• Data block:
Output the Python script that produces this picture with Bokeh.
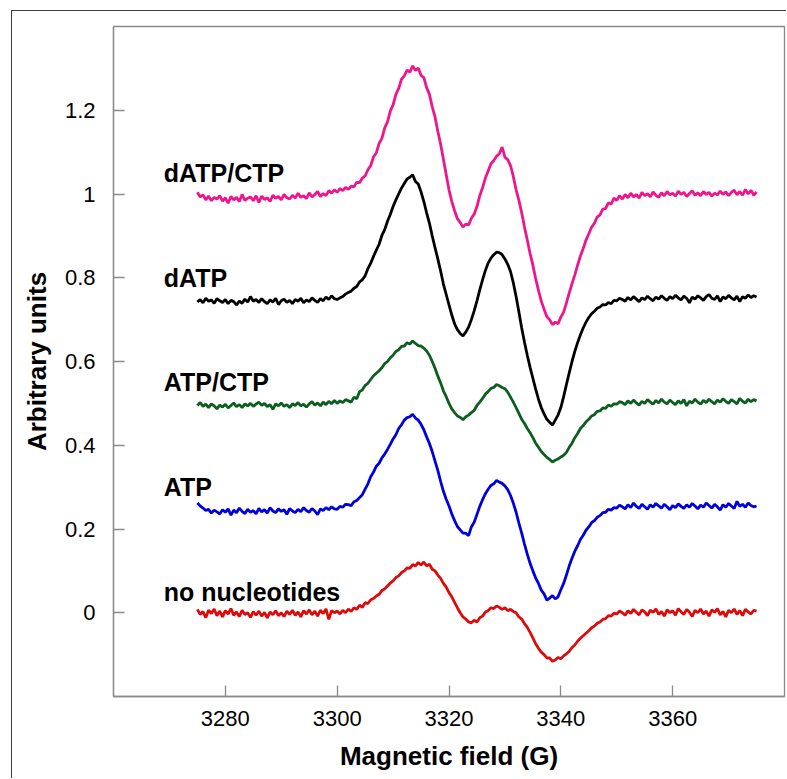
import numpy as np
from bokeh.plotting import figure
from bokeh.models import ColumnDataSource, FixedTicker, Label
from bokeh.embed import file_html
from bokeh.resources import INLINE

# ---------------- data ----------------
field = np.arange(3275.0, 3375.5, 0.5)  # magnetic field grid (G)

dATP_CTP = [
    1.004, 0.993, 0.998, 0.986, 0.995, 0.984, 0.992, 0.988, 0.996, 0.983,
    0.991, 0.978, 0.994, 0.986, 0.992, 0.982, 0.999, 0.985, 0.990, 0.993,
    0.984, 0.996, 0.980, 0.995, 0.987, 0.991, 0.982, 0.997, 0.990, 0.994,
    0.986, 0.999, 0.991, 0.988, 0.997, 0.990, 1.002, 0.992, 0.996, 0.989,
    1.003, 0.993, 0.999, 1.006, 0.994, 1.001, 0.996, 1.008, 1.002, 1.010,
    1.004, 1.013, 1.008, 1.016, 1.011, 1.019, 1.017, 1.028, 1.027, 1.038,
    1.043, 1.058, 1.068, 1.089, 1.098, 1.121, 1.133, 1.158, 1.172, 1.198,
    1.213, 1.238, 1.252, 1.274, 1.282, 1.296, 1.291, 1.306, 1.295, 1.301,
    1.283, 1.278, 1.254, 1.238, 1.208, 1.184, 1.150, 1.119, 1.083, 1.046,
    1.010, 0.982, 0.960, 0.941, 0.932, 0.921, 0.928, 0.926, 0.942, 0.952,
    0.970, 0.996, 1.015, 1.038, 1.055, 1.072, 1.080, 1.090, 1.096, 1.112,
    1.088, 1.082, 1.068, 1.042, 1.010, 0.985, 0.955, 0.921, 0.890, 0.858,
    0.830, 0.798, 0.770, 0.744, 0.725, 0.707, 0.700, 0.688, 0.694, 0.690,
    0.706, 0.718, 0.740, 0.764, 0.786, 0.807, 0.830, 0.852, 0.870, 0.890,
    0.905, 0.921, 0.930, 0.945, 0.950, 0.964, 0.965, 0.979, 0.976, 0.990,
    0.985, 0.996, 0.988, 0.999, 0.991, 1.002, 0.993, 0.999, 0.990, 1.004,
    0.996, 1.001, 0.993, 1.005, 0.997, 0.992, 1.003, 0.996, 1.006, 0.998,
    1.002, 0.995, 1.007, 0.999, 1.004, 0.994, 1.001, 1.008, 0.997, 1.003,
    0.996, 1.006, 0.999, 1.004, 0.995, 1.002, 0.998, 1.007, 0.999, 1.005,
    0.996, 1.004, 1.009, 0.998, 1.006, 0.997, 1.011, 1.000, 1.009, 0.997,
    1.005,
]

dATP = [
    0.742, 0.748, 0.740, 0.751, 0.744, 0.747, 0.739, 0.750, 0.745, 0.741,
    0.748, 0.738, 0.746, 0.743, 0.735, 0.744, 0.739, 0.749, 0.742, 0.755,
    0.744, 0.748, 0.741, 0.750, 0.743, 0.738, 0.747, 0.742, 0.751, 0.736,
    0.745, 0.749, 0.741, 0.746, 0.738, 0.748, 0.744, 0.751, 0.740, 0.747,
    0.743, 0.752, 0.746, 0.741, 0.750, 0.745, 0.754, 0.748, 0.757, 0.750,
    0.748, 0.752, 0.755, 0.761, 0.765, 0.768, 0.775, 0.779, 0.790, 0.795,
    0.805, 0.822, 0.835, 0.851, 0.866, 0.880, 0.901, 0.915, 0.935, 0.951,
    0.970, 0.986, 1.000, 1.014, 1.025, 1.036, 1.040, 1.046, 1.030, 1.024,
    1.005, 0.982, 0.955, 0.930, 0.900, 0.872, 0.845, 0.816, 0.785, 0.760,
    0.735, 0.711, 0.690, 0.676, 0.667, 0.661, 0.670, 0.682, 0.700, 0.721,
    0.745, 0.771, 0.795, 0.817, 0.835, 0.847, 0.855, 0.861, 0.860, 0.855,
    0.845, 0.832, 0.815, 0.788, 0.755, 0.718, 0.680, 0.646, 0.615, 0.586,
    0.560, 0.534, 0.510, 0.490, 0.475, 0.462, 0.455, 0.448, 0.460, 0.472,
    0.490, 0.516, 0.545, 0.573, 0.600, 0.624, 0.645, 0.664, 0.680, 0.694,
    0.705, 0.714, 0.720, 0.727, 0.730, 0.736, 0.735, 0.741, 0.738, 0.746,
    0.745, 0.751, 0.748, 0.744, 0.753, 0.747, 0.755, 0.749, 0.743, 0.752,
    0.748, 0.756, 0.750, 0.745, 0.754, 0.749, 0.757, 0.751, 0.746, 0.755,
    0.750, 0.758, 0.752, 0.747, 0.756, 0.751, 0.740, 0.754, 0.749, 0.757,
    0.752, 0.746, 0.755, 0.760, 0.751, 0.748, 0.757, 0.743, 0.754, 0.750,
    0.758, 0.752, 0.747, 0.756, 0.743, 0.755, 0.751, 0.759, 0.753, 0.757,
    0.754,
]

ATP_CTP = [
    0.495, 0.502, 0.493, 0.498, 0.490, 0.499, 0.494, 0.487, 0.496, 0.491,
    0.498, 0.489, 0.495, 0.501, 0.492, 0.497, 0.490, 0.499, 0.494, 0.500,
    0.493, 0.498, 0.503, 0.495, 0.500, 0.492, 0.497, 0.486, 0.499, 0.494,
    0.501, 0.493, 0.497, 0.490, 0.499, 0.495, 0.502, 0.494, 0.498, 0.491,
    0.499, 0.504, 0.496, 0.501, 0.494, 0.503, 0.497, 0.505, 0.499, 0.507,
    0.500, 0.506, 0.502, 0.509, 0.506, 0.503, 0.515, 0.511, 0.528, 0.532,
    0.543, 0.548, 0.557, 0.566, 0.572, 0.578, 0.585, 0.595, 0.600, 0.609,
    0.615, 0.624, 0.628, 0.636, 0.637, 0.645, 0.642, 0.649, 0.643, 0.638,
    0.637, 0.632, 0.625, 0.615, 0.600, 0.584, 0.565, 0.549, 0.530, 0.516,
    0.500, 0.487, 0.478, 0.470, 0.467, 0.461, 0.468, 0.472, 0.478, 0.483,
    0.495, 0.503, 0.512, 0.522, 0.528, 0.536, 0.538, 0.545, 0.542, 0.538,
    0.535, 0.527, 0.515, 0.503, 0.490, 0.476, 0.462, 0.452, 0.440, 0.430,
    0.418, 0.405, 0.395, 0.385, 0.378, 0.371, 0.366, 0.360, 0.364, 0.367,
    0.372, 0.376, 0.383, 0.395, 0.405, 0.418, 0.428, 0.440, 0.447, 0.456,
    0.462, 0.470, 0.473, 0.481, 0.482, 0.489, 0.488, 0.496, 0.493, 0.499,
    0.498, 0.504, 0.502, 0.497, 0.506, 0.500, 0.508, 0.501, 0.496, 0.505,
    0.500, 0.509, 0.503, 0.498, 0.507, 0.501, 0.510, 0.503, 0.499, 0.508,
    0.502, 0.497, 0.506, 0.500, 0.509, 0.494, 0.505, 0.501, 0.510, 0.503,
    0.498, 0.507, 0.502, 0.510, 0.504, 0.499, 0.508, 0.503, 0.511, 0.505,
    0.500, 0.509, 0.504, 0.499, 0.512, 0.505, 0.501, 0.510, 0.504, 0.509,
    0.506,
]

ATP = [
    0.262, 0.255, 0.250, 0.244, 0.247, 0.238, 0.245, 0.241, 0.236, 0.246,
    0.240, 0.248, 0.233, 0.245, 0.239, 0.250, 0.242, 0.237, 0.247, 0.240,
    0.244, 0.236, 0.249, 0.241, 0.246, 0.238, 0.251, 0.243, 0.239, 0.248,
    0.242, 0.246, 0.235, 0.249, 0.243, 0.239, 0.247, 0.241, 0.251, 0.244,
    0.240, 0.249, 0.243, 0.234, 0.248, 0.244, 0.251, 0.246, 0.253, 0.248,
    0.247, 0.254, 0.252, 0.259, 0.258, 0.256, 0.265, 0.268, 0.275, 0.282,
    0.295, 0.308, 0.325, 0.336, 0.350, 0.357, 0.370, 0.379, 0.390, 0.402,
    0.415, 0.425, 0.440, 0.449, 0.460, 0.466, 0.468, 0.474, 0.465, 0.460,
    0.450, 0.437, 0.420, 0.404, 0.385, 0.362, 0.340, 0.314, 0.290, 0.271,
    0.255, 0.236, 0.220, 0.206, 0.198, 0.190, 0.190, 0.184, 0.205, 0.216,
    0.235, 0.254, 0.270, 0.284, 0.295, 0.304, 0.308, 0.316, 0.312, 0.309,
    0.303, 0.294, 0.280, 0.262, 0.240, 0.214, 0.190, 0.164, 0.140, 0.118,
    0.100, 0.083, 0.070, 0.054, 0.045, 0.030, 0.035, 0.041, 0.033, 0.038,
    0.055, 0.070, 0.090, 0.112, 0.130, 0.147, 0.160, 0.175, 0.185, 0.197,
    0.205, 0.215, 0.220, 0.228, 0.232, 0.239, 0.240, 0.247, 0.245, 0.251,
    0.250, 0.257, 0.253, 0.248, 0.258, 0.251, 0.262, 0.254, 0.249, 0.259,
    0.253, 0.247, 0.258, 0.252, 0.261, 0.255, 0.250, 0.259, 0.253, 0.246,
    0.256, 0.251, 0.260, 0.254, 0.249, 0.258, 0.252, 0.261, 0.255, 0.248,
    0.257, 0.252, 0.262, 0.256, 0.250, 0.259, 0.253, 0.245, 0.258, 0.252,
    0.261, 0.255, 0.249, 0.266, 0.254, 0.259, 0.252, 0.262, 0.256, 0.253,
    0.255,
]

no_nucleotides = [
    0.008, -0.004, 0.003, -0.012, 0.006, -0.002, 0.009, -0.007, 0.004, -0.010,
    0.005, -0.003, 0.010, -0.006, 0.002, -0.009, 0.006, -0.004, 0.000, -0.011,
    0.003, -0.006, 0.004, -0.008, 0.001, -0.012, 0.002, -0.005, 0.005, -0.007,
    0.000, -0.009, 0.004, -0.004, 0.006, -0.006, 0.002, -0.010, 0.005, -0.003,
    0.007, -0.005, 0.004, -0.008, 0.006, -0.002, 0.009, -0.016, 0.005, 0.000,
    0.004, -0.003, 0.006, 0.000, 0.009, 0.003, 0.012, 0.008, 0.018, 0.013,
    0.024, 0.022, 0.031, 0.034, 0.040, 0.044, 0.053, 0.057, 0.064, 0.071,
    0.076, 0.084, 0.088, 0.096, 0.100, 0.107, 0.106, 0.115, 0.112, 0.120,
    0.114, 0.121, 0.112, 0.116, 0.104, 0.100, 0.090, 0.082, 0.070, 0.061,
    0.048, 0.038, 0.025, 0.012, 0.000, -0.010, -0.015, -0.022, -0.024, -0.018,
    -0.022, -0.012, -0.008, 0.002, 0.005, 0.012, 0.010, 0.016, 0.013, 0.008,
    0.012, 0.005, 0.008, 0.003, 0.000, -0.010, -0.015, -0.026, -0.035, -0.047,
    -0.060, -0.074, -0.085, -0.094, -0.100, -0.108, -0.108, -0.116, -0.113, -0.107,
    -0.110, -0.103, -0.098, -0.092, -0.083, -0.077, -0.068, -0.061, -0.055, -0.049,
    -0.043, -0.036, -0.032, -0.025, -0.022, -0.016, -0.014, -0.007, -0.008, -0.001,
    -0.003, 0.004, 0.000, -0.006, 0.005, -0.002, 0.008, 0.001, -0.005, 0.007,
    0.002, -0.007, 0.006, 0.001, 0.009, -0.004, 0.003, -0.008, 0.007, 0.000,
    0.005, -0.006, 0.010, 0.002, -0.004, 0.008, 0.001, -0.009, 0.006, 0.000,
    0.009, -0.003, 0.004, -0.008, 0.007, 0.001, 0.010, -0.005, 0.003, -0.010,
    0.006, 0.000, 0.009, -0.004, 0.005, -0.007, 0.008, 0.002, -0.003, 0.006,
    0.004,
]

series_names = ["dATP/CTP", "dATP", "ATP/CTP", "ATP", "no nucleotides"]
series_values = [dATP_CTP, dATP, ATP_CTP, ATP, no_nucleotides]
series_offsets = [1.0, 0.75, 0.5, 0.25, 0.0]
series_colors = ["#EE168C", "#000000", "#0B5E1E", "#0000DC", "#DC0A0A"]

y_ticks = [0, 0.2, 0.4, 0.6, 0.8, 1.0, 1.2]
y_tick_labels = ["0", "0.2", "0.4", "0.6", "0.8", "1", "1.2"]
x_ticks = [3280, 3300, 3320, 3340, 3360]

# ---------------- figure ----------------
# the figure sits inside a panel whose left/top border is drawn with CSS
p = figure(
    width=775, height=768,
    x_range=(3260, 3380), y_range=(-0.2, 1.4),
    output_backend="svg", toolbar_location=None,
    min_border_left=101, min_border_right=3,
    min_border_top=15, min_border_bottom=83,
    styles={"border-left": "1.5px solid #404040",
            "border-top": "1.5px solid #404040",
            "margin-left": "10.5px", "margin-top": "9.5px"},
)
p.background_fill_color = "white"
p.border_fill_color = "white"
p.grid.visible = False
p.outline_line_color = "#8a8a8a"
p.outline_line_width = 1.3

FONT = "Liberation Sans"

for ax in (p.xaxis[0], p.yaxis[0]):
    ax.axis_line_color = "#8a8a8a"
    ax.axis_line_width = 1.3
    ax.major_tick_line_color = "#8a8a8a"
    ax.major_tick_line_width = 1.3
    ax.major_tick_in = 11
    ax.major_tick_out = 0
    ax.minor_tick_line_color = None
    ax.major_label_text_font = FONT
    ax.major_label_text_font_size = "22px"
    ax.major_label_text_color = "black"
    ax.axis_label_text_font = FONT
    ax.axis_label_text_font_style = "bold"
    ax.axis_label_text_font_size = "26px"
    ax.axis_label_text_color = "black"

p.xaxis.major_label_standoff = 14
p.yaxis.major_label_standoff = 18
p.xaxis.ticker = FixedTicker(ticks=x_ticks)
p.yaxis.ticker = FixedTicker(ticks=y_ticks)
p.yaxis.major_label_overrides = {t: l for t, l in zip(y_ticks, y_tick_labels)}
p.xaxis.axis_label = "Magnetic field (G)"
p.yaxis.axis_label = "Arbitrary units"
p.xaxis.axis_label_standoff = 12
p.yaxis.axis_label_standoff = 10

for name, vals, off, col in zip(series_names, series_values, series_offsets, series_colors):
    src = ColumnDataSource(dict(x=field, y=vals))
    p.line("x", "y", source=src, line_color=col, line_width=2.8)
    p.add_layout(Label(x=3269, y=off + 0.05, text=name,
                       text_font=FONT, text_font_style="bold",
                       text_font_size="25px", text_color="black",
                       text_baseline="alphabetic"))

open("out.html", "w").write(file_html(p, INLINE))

• Task to carry out: Return each line that includes "with".

• Solution to this problem:
Output the Python script that produces this picture with Bokeh.
# the figure sits inside a panel whose left/top border is drawn with CSS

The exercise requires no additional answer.